I braced myself for a shock that never came (violence A)
and then they were gone (goneness B)
and then it hit me (A) they were gone (B)

For three little sentences, I think these pack a terrific punch (A).
But this isn't achieved by some intellectual effect, or from pretty
literary passages.  The effect is completely visceral in origin,
operating solely on a subconscious level.  And this brings up my next
point: Kenney uses first person to emphasize the immediate and the
physical.

He doesn't slow things down for detailed description.  Carter seldom
reflects on the events happening around him-- which only adds to the
feeling that he is a drowning man.  The story moves fast, fast, fast--
much faster here then in last week's Number Crunching bonanza.

... Tom interrupts this review for a moment, so that he can reflect on
Number Munchers.  Ah.  Number Munchers.

   Okay.  To continue...

I'm not one-hundred percent happy with Kenney's use of first person.
While the dialogue is crisp, I'm always dubious of any first-person
narrator who remembers reams of conversation verbatim, who can recall
the tug and flow of it.  But I suppose it's a convention of
first-person, and some may call this a nittling point.
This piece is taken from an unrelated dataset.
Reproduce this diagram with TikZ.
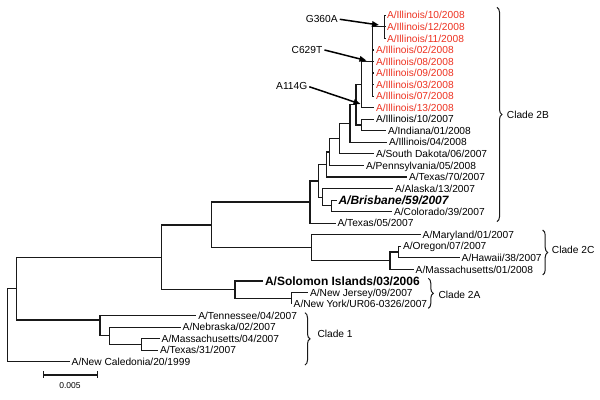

Speaking of nittling points (nittling is a word, isn't it), some of the
very things I'm praising Kenney for-- the spare and economical nature
of the prose-- seem to be some of the very same things I've faulted
Willey for in the past.  I think the thing that helps Kenney in this
regard is the strength of his word choices, his pacing, and his
rhythmic sentence structures.

The action scenes move very quickly, and are very immediate and bloody,
but I must say they're not particularly creative, depending instead
upon who hit who where and the hardest.  That's fine, because the point
of the action scenes is not really the action, but the toll it takes on
Carter.  But I just want to go on record to say that I miss the days of
giant typewriters and unusual fighting props, things that seem to have
all but disappeared from comic books these days.  (On the bright side,
they seem to be all the rage in some of the better Hong Kong Kung Fu
flicks.)

And, since I'm reviewing these five issues, I suppose I must say a few
words about the actual plot. :-)

I would say that the plot is definitely thickening.  An explosion, one
for which Bush43 blames himself, destroys a building, possibly claiming
many lives.  No matter how many times he tries to get to the wreckage
to help with the rescue effort, people are trying to keep Jeffery away
from it: the Mayor, Cassandra, the New Mages.  I have this sinking
feeling that there's a conspiracy afoot, and that Cass is a part of it.

And, yeah, what with her being a supervillain and a dark-and-sexy femme
fatale, I know that the Rules of Film Noir and Its Spandex-Clad
Derivatives tells us that she's no good for him.  But the character's
really growing on me, and so I hope I'm wrong.